→ **Items**:
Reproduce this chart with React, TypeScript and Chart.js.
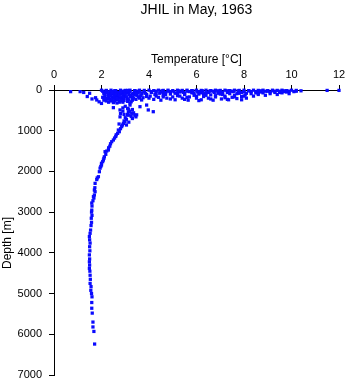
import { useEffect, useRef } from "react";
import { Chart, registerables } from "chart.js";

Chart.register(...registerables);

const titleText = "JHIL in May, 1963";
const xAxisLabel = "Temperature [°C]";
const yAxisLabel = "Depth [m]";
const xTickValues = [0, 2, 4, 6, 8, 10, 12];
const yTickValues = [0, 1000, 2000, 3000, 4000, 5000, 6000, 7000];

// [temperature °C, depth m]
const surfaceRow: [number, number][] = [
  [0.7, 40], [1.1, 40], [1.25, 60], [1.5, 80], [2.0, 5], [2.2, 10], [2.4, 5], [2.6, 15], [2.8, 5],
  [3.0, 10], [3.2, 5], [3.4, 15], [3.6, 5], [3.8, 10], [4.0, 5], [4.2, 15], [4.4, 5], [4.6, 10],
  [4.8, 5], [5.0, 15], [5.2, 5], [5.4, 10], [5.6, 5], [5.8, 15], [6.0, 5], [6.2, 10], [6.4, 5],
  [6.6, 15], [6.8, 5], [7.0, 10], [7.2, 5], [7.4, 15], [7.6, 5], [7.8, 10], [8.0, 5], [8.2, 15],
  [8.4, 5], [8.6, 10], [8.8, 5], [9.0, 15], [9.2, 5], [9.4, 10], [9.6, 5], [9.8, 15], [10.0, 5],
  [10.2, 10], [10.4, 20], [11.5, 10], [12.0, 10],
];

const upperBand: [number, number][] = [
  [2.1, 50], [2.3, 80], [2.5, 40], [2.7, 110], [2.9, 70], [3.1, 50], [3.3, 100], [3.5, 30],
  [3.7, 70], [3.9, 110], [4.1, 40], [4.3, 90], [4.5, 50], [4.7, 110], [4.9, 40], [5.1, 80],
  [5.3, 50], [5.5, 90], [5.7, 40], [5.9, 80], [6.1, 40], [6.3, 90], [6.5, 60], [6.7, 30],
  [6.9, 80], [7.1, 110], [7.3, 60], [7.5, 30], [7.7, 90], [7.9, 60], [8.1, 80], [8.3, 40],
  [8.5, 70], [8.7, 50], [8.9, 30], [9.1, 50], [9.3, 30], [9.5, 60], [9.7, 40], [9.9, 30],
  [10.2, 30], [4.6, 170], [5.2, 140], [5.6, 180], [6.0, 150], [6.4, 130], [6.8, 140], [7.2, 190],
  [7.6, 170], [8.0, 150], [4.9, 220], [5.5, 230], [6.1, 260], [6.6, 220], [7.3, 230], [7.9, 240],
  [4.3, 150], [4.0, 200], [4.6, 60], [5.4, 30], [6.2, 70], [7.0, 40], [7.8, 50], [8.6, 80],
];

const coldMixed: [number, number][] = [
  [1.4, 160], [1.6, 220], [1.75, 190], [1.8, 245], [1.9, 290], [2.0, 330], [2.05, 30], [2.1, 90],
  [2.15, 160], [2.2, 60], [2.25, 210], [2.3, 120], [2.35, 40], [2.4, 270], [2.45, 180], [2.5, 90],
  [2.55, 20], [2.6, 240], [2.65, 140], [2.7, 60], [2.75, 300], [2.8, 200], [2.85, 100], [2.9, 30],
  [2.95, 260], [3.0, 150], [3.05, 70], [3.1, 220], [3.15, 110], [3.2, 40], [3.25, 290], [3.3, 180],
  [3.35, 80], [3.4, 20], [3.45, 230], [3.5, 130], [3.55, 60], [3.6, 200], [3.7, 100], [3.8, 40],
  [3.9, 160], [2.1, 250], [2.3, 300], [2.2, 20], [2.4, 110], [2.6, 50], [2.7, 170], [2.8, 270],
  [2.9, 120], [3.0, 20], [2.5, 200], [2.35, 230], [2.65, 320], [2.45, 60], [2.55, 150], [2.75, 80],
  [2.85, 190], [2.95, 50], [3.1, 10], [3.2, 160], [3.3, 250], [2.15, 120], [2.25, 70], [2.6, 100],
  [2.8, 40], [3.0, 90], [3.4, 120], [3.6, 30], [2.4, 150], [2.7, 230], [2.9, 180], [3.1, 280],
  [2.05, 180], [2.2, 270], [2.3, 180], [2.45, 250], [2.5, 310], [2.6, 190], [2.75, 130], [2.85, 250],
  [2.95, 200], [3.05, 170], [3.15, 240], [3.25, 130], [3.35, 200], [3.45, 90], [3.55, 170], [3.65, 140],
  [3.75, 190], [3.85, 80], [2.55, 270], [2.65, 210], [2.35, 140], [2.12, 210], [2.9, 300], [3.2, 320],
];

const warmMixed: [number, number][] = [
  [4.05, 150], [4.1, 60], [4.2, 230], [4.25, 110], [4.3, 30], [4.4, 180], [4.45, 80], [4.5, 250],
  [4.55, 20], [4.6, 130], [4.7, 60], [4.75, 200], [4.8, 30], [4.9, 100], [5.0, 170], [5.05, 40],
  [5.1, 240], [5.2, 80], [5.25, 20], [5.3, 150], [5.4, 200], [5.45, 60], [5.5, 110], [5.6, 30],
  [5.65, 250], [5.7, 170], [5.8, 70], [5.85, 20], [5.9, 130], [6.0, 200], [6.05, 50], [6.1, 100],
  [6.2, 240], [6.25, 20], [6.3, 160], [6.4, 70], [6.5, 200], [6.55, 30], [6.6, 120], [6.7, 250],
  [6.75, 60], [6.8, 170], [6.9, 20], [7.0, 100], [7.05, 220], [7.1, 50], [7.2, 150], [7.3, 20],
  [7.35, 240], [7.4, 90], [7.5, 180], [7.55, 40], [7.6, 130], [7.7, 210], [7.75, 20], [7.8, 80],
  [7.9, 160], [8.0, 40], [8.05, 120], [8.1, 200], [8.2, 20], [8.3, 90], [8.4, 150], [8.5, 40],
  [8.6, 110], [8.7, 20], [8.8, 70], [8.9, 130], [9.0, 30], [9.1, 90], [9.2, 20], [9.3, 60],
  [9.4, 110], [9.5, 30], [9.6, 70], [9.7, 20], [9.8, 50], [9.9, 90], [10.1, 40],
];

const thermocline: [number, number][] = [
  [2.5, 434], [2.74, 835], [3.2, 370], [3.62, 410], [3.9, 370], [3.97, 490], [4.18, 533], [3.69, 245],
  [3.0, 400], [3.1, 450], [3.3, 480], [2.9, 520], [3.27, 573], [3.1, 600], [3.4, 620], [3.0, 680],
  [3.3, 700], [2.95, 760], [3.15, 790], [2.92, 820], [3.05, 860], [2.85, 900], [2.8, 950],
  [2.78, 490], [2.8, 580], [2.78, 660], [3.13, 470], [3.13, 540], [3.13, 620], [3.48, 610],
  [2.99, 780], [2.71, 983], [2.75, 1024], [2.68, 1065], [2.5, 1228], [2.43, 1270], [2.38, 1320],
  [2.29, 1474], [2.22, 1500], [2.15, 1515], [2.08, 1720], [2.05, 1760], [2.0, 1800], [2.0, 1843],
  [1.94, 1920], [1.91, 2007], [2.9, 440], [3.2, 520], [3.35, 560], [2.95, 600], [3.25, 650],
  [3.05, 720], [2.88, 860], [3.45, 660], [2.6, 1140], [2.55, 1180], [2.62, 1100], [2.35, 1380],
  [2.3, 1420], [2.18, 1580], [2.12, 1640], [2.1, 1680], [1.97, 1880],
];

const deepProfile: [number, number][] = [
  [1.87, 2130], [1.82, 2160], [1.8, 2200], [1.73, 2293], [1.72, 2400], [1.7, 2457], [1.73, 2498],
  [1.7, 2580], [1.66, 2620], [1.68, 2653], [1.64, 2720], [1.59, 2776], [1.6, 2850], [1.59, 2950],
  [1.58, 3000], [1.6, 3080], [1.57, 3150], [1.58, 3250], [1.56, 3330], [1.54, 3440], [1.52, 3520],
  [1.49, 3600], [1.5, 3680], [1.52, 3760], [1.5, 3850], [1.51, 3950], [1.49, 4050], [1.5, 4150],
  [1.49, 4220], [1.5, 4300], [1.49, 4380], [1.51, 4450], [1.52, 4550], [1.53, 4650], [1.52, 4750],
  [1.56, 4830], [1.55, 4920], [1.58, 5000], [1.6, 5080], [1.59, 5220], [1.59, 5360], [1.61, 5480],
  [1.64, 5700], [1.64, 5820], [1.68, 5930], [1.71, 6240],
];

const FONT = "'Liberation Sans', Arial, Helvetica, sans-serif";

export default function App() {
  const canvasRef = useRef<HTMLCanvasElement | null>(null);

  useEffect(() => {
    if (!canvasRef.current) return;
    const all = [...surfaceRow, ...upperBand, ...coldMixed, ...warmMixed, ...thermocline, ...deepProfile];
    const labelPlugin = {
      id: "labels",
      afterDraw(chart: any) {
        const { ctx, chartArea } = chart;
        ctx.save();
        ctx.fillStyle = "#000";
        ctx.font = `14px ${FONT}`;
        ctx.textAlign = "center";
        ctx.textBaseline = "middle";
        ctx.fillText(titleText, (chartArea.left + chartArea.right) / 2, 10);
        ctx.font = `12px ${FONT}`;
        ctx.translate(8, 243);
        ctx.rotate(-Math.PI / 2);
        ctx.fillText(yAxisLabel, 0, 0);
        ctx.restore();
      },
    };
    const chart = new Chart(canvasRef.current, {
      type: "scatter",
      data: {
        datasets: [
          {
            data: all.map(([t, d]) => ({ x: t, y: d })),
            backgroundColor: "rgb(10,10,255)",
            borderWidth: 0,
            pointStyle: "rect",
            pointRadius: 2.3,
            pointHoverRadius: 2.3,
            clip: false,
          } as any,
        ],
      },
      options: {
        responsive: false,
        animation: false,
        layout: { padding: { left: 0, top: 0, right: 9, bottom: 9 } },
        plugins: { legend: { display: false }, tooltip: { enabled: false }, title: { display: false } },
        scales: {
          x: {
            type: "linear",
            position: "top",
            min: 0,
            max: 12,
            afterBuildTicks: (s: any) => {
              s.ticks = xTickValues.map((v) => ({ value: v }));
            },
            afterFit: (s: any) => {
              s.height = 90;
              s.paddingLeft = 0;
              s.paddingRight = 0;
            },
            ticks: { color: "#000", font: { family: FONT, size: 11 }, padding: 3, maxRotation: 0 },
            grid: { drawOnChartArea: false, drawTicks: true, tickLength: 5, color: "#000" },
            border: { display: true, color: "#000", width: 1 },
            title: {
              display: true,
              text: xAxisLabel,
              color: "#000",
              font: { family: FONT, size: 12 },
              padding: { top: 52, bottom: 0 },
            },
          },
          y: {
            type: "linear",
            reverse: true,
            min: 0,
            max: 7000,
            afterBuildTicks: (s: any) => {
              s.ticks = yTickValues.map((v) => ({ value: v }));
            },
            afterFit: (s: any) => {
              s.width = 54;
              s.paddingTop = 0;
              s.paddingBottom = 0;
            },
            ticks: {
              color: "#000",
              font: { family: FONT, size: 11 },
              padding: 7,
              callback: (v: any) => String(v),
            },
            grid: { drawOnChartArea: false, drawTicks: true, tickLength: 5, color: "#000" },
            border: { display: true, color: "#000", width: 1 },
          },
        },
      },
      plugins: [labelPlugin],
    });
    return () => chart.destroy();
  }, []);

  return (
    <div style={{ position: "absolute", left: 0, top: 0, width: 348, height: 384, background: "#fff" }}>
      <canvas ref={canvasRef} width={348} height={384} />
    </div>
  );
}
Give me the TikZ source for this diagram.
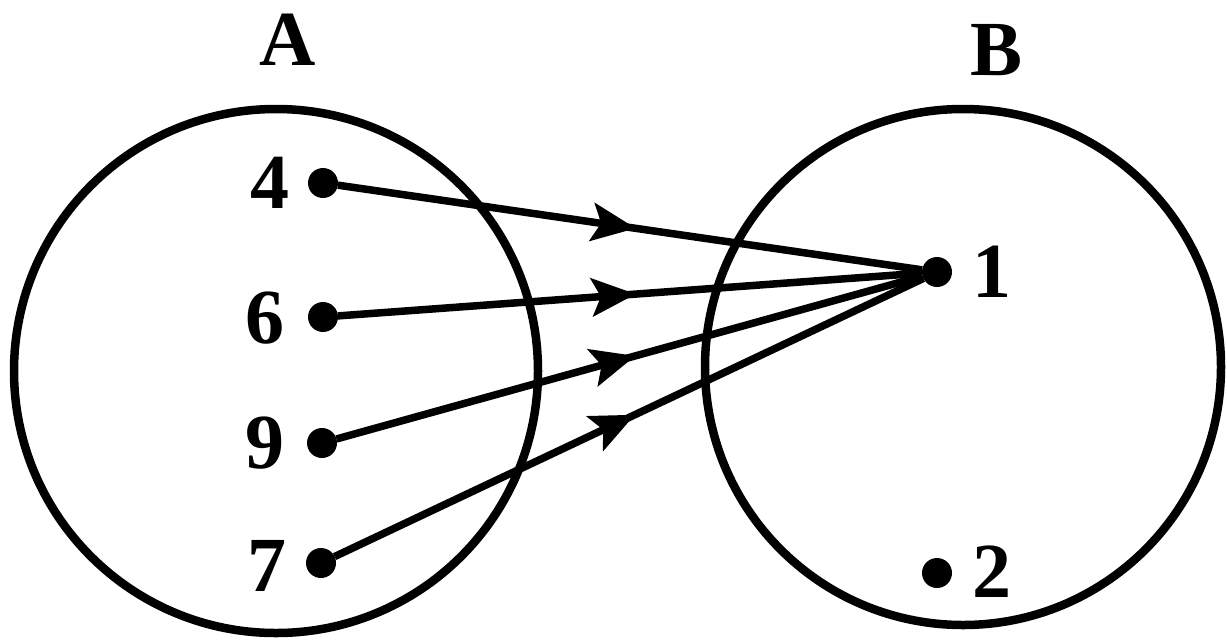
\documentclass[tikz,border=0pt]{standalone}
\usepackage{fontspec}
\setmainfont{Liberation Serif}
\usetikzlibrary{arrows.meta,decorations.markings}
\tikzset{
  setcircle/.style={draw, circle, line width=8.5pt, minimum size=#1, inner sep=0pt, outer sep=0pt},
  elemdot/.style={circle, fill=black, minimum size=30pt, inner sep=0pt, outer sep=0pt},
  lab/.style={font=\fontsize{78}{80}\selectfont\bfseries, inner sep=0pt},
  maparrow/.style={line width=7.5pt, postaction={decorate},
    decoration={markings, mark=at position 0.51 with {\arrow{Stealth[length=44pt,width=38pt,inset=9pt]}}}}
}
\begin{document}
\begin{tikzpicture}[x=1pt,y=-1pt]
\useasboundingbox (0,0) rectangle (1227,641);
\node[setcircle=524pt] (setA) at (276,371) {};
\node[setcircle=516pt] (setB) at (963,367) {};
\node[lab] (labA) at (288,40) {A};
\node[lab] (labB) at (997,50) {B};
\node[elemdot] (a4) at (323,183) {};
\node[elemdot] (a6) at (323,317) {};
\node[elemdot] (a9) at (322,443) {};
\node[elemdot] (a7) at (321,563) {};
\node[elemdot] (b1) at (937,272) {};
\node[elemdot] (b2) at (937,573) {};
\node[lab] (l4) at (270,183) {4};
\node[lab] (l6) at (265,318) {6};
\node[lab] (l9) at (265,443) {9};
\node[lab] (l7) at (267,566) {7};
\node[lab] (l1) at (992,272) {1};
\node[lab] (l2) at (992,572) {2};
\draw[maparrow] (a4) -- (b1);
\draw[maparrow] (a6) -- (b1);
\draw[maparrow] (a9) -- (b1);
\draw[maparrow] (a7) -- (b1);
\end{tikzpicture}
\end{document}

→ **Goal**:
The required output is the number of lines containing the word "with", and nothing besides.

→ **Response for this exercise**:
2